--- START Supplied material ---
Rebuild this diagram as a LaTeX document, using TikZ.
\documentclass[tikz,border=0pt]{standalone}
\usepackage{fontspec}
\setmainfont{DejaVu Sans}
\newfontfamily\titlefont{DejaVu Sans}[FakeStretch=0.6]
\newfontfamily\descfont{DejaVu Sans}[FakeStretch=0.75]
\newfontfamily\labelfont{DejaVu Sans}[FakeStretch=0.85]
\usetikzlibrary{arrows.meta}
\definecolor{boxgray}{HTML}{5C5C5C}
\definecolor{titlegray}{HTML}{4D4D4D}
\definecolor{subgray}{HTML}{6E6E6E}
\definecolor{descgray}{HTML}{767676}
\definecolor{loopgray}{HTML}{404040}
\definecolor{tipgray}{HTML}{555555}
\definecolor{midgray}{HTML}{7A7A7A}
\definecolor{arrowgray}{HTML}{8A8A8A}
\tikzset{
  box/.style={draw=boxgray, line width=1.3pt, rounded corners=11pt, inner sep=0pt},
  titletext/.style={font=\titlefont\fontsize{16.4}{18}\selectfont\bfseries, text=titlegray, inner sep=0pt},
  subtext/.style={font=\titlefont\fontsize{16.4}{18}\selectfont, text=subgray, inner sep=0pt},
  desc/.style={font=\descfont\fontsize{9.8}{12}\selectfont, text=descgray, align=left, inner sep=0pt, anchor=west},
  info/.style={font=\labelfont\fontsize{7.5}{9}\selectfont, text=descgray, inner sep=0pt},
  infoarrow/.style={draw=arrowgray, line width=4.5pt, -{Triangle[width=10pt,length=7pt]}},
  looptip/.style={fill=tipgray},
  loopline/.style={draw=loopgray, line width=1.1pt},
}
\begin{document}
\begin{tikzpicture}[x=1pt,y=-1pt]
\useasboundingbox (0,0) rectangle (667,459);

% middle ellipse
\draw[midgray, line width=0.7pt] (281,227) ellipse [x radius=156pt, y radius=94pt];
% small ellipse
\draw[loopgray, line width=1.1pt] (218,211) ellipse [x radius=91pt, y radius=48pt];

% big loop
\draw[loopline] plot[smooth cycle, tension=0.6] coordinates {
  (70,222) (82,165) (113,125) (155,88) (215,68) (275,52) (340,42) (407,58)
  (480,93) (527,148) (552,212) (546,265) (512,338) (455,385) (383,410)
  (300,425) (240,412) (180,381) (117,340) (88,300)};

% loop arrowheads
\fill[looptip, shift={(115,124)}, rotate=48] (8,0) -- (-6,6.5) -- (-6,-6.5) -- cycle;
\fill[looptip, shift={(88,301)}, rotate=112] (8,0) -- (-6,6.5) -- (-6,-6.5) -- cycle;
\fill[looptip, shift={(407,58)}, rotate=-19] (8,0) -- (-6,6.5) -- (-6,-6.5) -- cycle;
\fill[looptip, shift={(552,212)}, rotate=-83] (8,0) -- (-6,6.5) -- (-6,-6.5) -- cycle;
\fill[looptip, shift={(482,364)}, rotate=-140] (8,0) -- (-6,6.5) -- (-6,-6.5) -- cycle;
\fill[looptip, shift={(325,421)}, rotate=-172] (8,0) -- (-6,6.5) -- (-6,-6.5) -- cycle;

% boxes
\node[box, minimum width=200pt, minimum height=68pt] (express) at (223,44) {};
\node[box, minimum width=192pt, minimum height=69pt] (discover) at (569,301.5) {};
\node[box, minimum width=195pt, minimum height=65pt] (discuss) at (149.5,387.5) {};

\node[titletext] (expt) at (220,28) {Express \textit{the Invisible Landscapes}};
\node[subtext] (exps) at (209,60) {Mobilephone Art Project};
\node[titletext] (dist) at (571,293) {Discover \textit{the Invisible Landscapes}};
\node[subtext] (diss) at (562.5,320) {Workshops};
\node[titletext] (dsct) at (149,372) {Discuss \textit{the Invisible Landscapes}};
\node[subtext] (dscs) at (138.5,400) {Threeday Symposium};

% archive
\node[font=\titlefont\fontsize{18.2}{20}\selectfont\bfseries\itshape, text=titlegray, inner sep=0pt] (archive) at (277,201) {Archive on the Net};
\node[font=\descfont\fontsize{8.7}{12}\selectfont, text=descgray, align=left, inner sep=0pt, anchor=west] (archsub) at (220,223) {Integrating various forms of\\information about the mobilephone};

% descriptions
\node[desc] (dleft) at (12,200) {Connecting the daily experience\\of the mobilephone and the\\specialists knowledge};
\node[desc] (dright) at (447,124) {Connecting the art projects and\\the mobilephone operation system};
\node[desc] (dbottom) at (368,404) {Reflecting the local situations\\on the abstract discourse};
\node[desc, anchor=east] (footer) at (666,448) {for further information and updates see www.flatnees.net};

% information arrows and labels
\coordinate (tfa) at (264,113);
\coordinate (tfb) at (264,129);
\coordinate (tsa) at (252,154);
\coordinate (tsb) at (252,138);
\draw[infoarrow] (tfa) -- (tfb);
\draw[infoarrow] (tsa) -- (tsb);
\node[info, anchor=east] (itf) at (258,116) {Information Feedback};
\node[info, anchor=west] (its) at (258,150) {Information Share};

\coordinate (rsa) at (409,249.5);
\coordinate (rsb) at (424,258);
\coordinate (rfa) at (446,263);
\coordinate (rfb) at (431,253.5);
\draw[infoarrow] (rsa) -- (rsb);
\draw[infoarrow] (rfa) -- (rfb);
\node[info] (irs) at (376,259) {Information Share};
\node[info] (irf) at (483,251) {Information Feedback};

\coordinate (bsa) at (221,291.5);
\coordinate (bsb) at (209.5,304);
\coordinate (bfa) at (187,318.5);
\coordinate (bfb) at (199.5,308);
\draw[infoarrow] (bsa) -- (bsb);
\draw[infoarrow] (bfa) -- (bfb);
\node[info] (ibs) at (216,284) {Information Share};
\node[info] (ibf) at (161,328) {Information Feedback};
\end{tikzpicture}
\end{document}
--- END Supplied material ---
What to work on: Return nothing but the lines from the start of the listing above through the line containing "(300,425) (240,412) (180,381)", exactly as given.

The result:
Rebuild this diagram as a LaTeX document, using TikZ.
\documentclass[tikz,border=0pt]{standalone}
\usepackage{fontspec}
\setmainfont{DejaVu Sans}
\newfontfamily\titlefont{DejaVu Sans}[FakeStretch=0.6]
\newfontfamily\descfont{DejaVu Sans}[FakeStretch=0.75]
\newfontfamily\labelfont{DejaVu Sans}[FakeStretch=0.85]
\usetikzlibrary{arrows.meta}
\definecolor{boxgray}{HTML}{5C5C5C}
\definecolor{titlegray}{HTML}{4D4D4D}
\definecolor{subgray}{HTML}{6E6E6E}
\definecolor{descgray}{HTML}{767676}
\definecolor{loopgray}{HTML}{404040}
\definecolor{tipgray}{HTML}{555555}
\definecolor{midgray}{HTML}{7A7A7A}
\definecolor{arrowgray}{HTML}{8A8A8A}
\tikzset{
  box/.style={draw=boxgray, line width=1.3pt, rounded corners=11pt, inner sep=0pt},
  titletext/.style={font=\titlefont\fontsize{16.4}{18}\selectfont\bfseries, text=titlegray, inner sep=0pt},
  subtext/.style={font=\titlefont\fontsize{16.4}{18}\selectfont, text=subgray, inner sep=0pt},
  desc/.style={font=\descfont\fontsize{9.8}{12}\selectfont, text=descgray, align=left, inner sep=0pt, anchor=west},
  info/.style={font=\labelfont\fontsize{7.5}{9}\selectfont, text=descgray, inner sep=0pt},
  infoarrow/.style={draw=arrowgray, line width=4.5pt, -{Triangle[width=10pt,length=7pt]}},
  looptip/.style={fill=tipgray},
  loopline/.style={draw=loopgray, line width=1.1pt},
}
\begin{document}
\begin{tikzpicture}[x=1pt,y=-1pt]
\useasboundingbox (0,0) rectangle (667,459);

% middle ellipse
\draw[midgray, line width=0.7pt] (281,227) ellipse [x radius=156pt, y radius=94pt];
% small ellipse
\draw[loopgray, line width=1.1pt] (218,211) ellipse [x radius=91pt, y radius=48pt];

% big loop
\draw[loopline] plot[smooth cycle, tension=0.6] coordinates {
  (70,222) (82,165) (113,125) (155,88) (215,68) (275,52) (340,42) (407,58)
  (480,93) (527,148) (552,212) (546,265) (512,338) (455,385) (383,410)
  (300,425) (240,412) (180,381) (117,340) (88,300)};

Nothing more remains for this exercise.